Houve quem pretendesse que os Estados Unidos, a potência da hora à qual a Argentina procurava filiar-se, rompessem sua inquebrantável “special relationship” com a Inglaterra para socorrer os argentinos. Quem o fez, na forma de apoio moral e alguma inteligência militar, foi o Brasil.
A derrota na Guerra das Malvinas é considerada o marco da “latino-americanização” da Argentina. Hoje, apesar de seu desatino geográfico, o termo é usado trivialmente no país para se referir a quaisquer dados sócio-econômicos desfavoráveis. Foi nessa amarga redescoberta da própria identidade que o presidente Raúl Alfonsín, o primeiro depois do restabelecimento da democracia em 1984, engajou-se na criação do Mercosul, com seu colega José Sarney.
“A Argentina depositou enormes expectativas no Mercosul, mas não estava habituada a ser o segundo país”, observa a filósofa Beatriz Sarlo. “Era preciso entender que o país hegemônico era o outro, que a Argentina dependia do que acontecia nesse outro país, e não o inverso, e isso foi uma enorme mudança para políticos, industriais e banqueiros.”
A prova de que o país ainda não se acomodou a esse papel são os periódicos gestos de aproximação com os Estados Unidos e rompantes contra o Mercosul. É difícil dizer em que o bloco comercial é mais importante: como oportunidade de negócios ou como o culpado das agruras dos argentinos. “Com o dólar a R$ 2,63, não podemos concorrer com vocês”, sorria afavelmente o representante comercial Eduardo Fernández, numa pizzaria de La Matanza, ao explicar as causas da estagnação econômica da Argentina.
Os números da balança comercial entre os dois países teimam em desmentir essa noção. A Argentina usufrui de cinco anos ininterruptos de superávit com o Brasil. Em 1999, o ano da desvalorização do real, recebida como uma punhalada nas costas pelos argentinos, o Brasil importou da Argentina US$ 5,690 bilhões e exportou US$ 5,596 bilhões.
Em 2000, o superávit argentino voltou para a confortável margem de US$ 600 milhões, alcançada este ano já nos quatro primeiros meses. Parece raro alguém lembrar na Argentina que o déficit da balança comercial se deve às transações com Estados Unidos e Europa.

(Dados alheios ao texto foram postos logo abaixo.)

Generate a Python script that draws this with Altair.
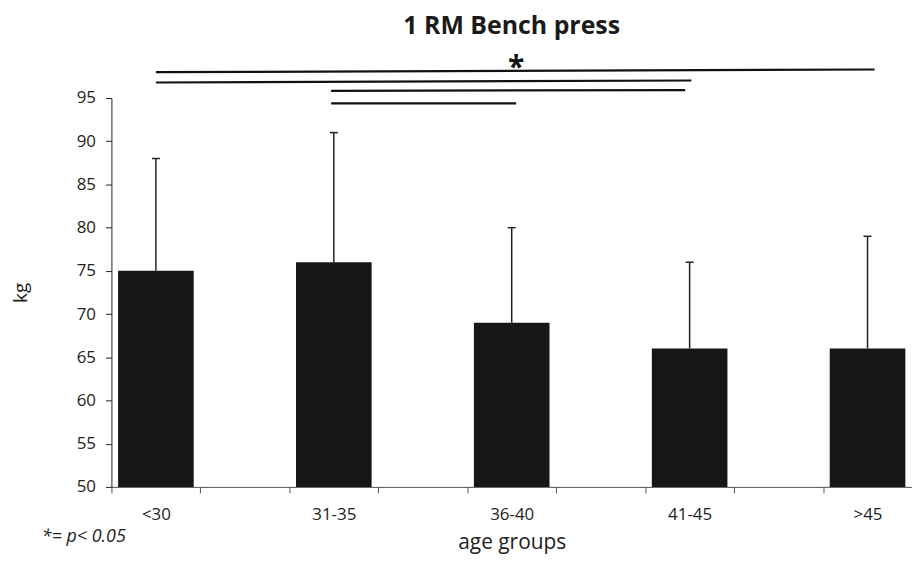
import json
import altair as alt
import pandas as pd

# ---- data ----
groups = ["<30", "31-35", "36-40", "41-45", ">45"]
means = [75, 76, 69, 66, 66]
sd = [13, 15, 11, 10, 13]

# significance bars (x in category-slot units: group i is centred at 2*i + 0.5; y in kg)
sig_x1 = [0.5, 0.5, 2.47, 2.47]
sig_x2 = [8.58, 6.52, 6.45, 4.55]
sig_y1 = [97.99, 96.80, 95.83, 94.39]
sig_y2 = [98.30, 97.03, 95.92, 94.39]
star_x = [4.55]
star_y = [99.33]

FONT = "Open Sans"
N_SLOTS = 2 * len(groups) - 1
W, H = 805, 391

bars = pd.DataFrame({"group": groups, "mean": means, "sd": sd,
                     "pos": [2 * i + 0.5 for i in range(len(groups))]})
sig = pd.DataFrame({"x1": sig_x1, "x2": sig_x2, "y1": sig_y1, "y2": sig_y2})
star = pd.DataFrame({"x": star_x, "y": star_y, "t": ["*"]})

label_expr = ("(datum.value % 2 == 0 && datum.value < " + str(N_SLOTS) + ") ? "
              + json.dumps(groups) + "[datum.value / 2] : ''")

xscale = alt.Scale(domain=[0, N_SLOTS], nice=False, zero=False)
xaxis = alt.Axis(title="age groups", values=list(range(N_SLOTS + 1)), labelExpr=label_expr,
                 labelOffset=W / N_SLOTS / 2, labelOverlap=False, labelFlush=False, labelBound=False,
                 labelAngle=0, tickSize=6, labelPadding=14, grid=False,
                 domainColor="#555555", tickColor="#555555", labelColor="#222222",
                 labelFontSize=17, titleFontSize=21, titleFontWeight="normal",
                 titlePadding=9, labelFont=FONT, titleFont=FONT, titleColor="#222222")
yscale = alt.Scale(domain=[50, 95], nice=False, zero=False)
yaxis = alt.Axis(title="kg", values=list(range(50, 96, 5)), tickSize=6, labelPadding=10,
                 domainColor="#222222", tickColor="#222222", labelColor="#222222",
                 labelFontSize=17, titleFontSize=19, titleFontWeight="normal",
                 titlePadding=46, labelFont=FONT, titleFont=FONT, titleColor="#222222", grid=False)


def X(field):
    return alt.X(field, type="quantitative", scale=xscale, axis=xaxis)


def Y(field):
    return alt.Y(field, type="quantitative", scale=yscale, axis=yaxis)


base = alt.Chart(bars).transform_calculate(
    xl="datum.pos - 0.425", xr="datum.pos + 0.425",
    cl="datum.pos - 0.045", cr="datum.pos + 0.045",
    top="datum.mean + datum.sd")

bar_layer = base.mark_bar(color="#161616").encode(
    x=X("xl"), x2="xr:Q", y=Y("mean"), y2=alt.datum(50))
err_layer = base.mark_rule(color="#222222", strokeWidth=1.5).encode(
    x=X("pos"), y=Y("mean"), y2="top:Q")
cap_layer = base.mark_rule(color="#222222", strokeWidth=1.5).encode(
    x=X("cl"), x2="cr:Q", y=Y("top"))

sig_layer = alt.Chart(sig).mark_rule(color="#111111", strokeWidth=2.2).encode(
    x=X("x1"), x2="x2:Q", y=Y("y1"), y2="y2:Q")
star_layer = alt.Chart(star).mark_text(font=FONT, fontSize=30, fontWeight="bold", color="#111111",
                                       baseline="alphabetic", dy=16).encode(
    x=X("x"), y=Y("y"), text="t:N")
note_layer = alt.Chart(star).mark_text(font=FONT, fontSize=18, fontStyle="italic", color="#222222",
                                       align="left", baseline="middle").encode(
    x=alt.value(-70), y=alt.value(441), text=alt.value("*= p< 0.05"))

chart = alt.layer(bar_layer, err_layer, cap_layer, sig_layer, star_layer, note_layer).properties(
    width=W, height=H,
    title=alt.TitleParams("1 RM Bench press", font=FONT, fontSize=25, fontWeight="bold",
                          color="#1a1a1a", anchor="middle", offset=14),
    autosize=alt.AutoSizeParams(type="none"),
    padding={"left": 104, "top": 89, "right": 0, "bottom": 72},
    background="white",
).configure_view(strokeWidth=0)

chart.save("out.html", embed_options={"renderer": "svg", "actions": False})
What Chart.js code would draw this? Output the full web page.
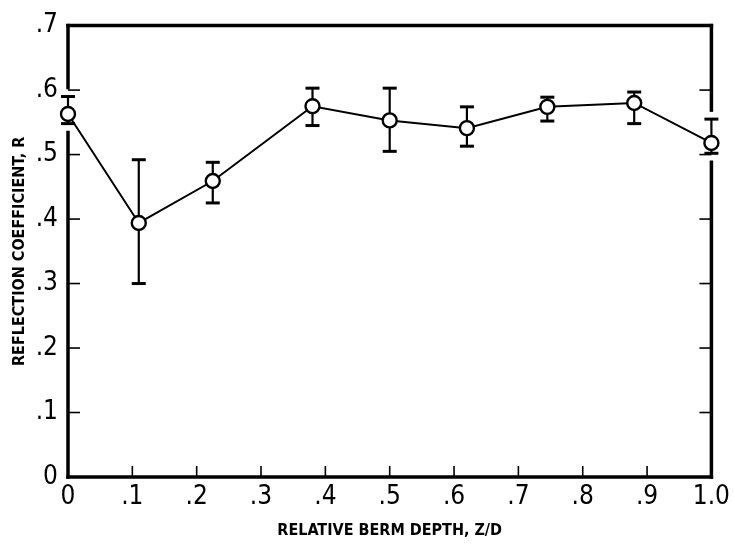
<!DOCTYPE html>
<html><head><meta charset="utf-8">
<script src="https://cdn.jsdelivr.net/npm/chart.js@4.4.1/dist/chart.umd.min.js"></script>
<style>html,body{margin:0;padding:0;background:#fff;}</style>
</head><body>
<canvas id="c" width="735" height="549"></canvas>
<script>
// ---- data ----
const depthZD      = [0, 0.11, 0.225, 0.38, 0.5, 0.62, 0.745, 0.88, 1.0];
const reflectionR  = [0.563, 0.394, 0.459, 0.575, 0.553, 0.541, 0.574, 0.580, 0.518];
const errHigh      = [0.590, 0.492, 0.488, 0.603, 0.603, 0.574, 0.589, 0.597, 0.555];
const errLow       = [0.548, 0.300, 0.425, 0.545, 0.505, 0.513, 0.552, 0.548, 0.502];
const xTickLabels  = ['0', '.1', '.2', '.3', '.4', '.5', '.6', '.7', '.8', '.9', '1.0'];
const yTickLabels  = ['0', '.1', '.2', '.3', '.4', '.5', '.6', '.7'];
const xTitle = 'RELATIVE BERM DEPTH, Z/D';
const yTitle = 'REFLECTION COEFFICIENT, R';

const points = depthZD.map((x, i) => ({ x: x, y: reflectionR[i] }));
const tickFont = { family: "'Liberation Sans Narrow', 'DejaVu Sans Condensed', sans-serif", size: 26 };
const titleFont = { family: "'Liberation Sans Narrow', 'DejaVu Sans Condensed', sans-serif", size: 16, weight: 'bold' };

function seg(ctx, x1, y1, x2, y2) { ctx.beginPath(); ctx.moveTo(x1, y1); ctx.lineTo(x2, y2); ctx.stroke(); }

const framePlugin = {
  id: 'frame',
  beforeDatasetsDraw(chart) {
    const { ctx, chartArea: a, scales: { x, y } } = chart;
    ctx.save();
    ctx.strokeStyle = '#000';
    ctx.lineCap = 'butt';
    // inward tick marks
    ctx.lineWidth = 1.6;
    x.ticks.forEach((t, i) => {
      if (i === 0 || i === x.ticks.length - 1) return;
      const px = x.getPixelForValue(t.value);
      seg(ctx, px, a.bottom, px, a.bottom - 11);
    });
    y.ticks.forEach((t, i) => {
      if (i === 0 || i === y.ticks.length - 1) return;
      const py = y.getPixelForValue(t.value);
      seg(ctx, a.left, py, a.left + 12, py);
      seg(ctx, a.right, py, a.right - 12, py);
    });
    // frame with gaps where points sit on the side axes
    ctx.lineWidth = 3.5;
    ctx.lineCap = 'square';
    seg(ctx, a.left, a.top, a.right, a.top);
    seg(ctx, a.left, a.bottom, a.right, a.bottom);
    const side = (px, val) => {
      const gaps = [];
      depthZD.forEach((d, i) => {
        if (d === val) gaps.push([y.getPixelForValue(errHigh[i]) - 9, y.getPixelForValue(errLow[i]) + 9]);
      });
      let start = a.top;
      gaps.sort((p, q) => p[0] - q[0]).forEach(g => { seg(ctx, px, start, px, g[0]); start = g[1]; });
      seg(ctx, px, start, px, a.bottom);
    };
    side(a.left, x.min);
    side(a.right, x.max);
    // error bars
    ctx.lineCap = 'butt';
    depthZD.forEach((d, i) => {
      const px = x.getPixelForValue(d);
      const ph = y.getPixelForValue(errHigh[i]);
      const pl = y.getPixelForValue(errLow[i]);
      ctx.lineWidth = 2.2;
      seg(ctx, px, ph, px, pl);
      ctx.lineWidth = 3;
      seg(ctx, px - 7, ph, px + 7, ph);
      seg(ctx, px - 7, pl, px + 7, pl);
    });
    ctx.restore();
  }
};

new Chart(document.getElementById('c'), {
  type: 'scatter',
  data: {
    datasets: [{
      data: points,
      showLine: true,
      borderColor: '#000',
      borderWidth: 2,
      pointRadius: 7,
      pointHoverRadius: 7,
      pointBackgroundColor: '#fff',
      pointBorderColor: '#000',
      pointBorderWidth: 2.4,
      clip: false
    }]
  },
  options: {
    responsive: false,
    animation: false,
    devicePixelRatio: 1,
    layout: { padding: { top: 14, right: 18, left: 0, bottom: 0 } },
    plugins: { legend: { display: false }, tooltip: { enabled: false } },
    scales: {
      x: {
        type: 'linear', min: 0, max: 1.0,
        grid: { display: false, drawTicks: false },
        border: { display: false },
        ticks: {
          stepSize: 0.1, autoSkip: false, maxRotation: 0, color: '#000', font: tickFont, padding: 5,
          callback: (v, i) => xTickLabels[i]
        },
        title: { display: true, text: xTitle, color: '#000', font: titleFont, padding: { top: 0, bottom: 9 } },
        afterFit: s => { s.height = 72; }
      },
      y: {
        type: 'linear', min: 0, max: 0.7,
        grid: { display: false, drawTicks: false },
        border: { display: false },
        ticks: {
          stepSize: 0.1, autoSkip: false, color: '#000', font: tickFont, padding: 10,
          callback: (v, i) => yTickLabels[i]
        },
        title: { display: true, text: yTitle, color: '#000', font: titleFont, padding: { top: 10, bottom: 0 } },
        afterFit: s => { s.width = 68; }
      }
    }
  },
  plugins: [framePlugin]
});
</script>
</body></html>
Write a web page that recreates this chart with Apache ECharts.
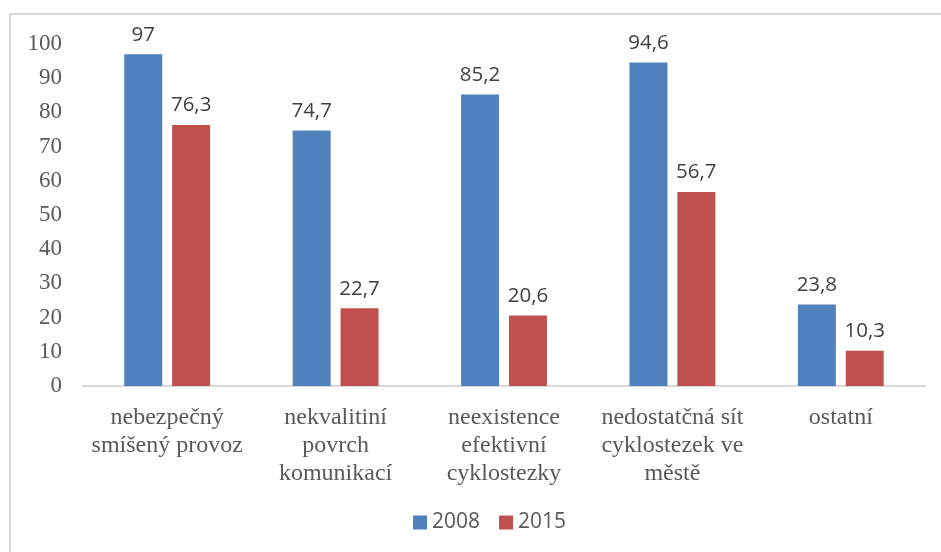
<!DOCTYPE html>
<html>
<head>
<meta charset="utf-8">
<script src="https://cdn.jsdelivr.net/npm/echarts@6/dist/echarts.min.js"></script>
<style>
  html, body { margin: 0; padding: 0; background: #fff; }
  #chart { width: 941px; height: 552px; }
</style>
</head>
<body>
<div id="chart"></div>
<script>
// Reasons (in %) for not cycling in the city, survey years 2008 and 2015
const categories = [
  'nebezpečný\nsmíšený provoz',
  'nekvalitiní\npovrch\nkomunikací',
  'neexistence\nefektivní\ncyklostezky',
  'nedostatčná sít\ncyklostezek ve\nměstě',
  'ostatní'
];
const seriesNames = ['2008', '2015'];
const values2008 = [97, 74.7, 85.2, 94.6, 23.8];
const values2015 = [76.3, 22.7, 20.6, 56.7, 10.3];
const yTicks = { min: 0, max: 100, interval: 10 };

const serif = '"Liberation Serif", "DejaVu Serif", serif';
const sans = '"Open Sans", "Noto Sans", sans-serif';
const fmt = p => String(p.value).replace('.', ',');

const chart = echarts.init(document.getElementById('chart'), null, { renderer: 'canvas' });
chart.setOption({
  animation: false,
  backgroundColor: '#fff',
  graphic: [{
    type: 'rect',
    shape: { x: 10, y: 14, width: 960, height: 600 },
    style: { fill: 'none', stroke: '#d9d9d9', lineWidth: 2 },
    silent: true
  }],
  legend: {
    data: seriesNames,
    bottom: 14,
    left: 408,
    itemWidth: 14,
    itemHeight: 14,
    itemGap: 19,
    icon: 'rect',
    textStyle: { fontFamily: sans, fontSize: 21, color: '#595959' }
  },
  grid: { left: 83, right: 16, top: 44, bottom: 166, containLabel: false },
  xAxis: {
    type: 'category',
    data: categories,
    axisLine: { lineStyle: { color: '#d9d9d9', width: 2 } },
    axisTick: { show: false },
    axisLabel: {
      interval: 0,
      margin: 18,
      fontFamily: serif,
      fontSize: 24,
      lineHeight: 28,
      color: '#595959'
    }
  },
  yAxis: {
    type: 'value',
    min: yTicks.min,
    max: yTicks.max,
    interval: yTicks.interval,
    axisLine: { show: false },
    axisTick: { show: false },
    splitLine: { show: false },
    axisLabel: {
      margin: 21,
      fontFamily: serif,
      fontSize: 23,
      color: '#595959'
    }
  },
  series: [
    {
      name: seriesNames[0],
      type: 'bar',
      data: values2008,
      barWidth: 38,
      barGap: '26%',
      itemStyle: { color: '#4f81bd' },
      label: {
        show: true, position: 'top', distance: 9, formatter: fmt,
        fontFamily: sans, fontSize: 20.5, color: '#404040'
      }
    },
    {
      name: seriesNames[1],
      type: 'bar',
      data: values2015,
      barWidth: 38,
      itemStyle: { color: '#c0504d' },
      label: {
        show: true, position: 'top', distance: 9, formatter: fmt,
        fontFamily: sans, fontSize: 20.5, color: '#404040'
      }
    }
  ]
});
</script>
</body>
</html>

O inconformismo da Argentina com seu lugar e tamanho se exprime num dado de pouca conseqüência prática mas agudo simbolismo geopolítico: o país sustenta a maior reivindicação territorial do planeta: uma projeção de 49 graus sobre a Antártida, equivalentes a 1.247 quilômetros quadrados, que aumentariam em quase 45% a área total do país. Além das Malvinas.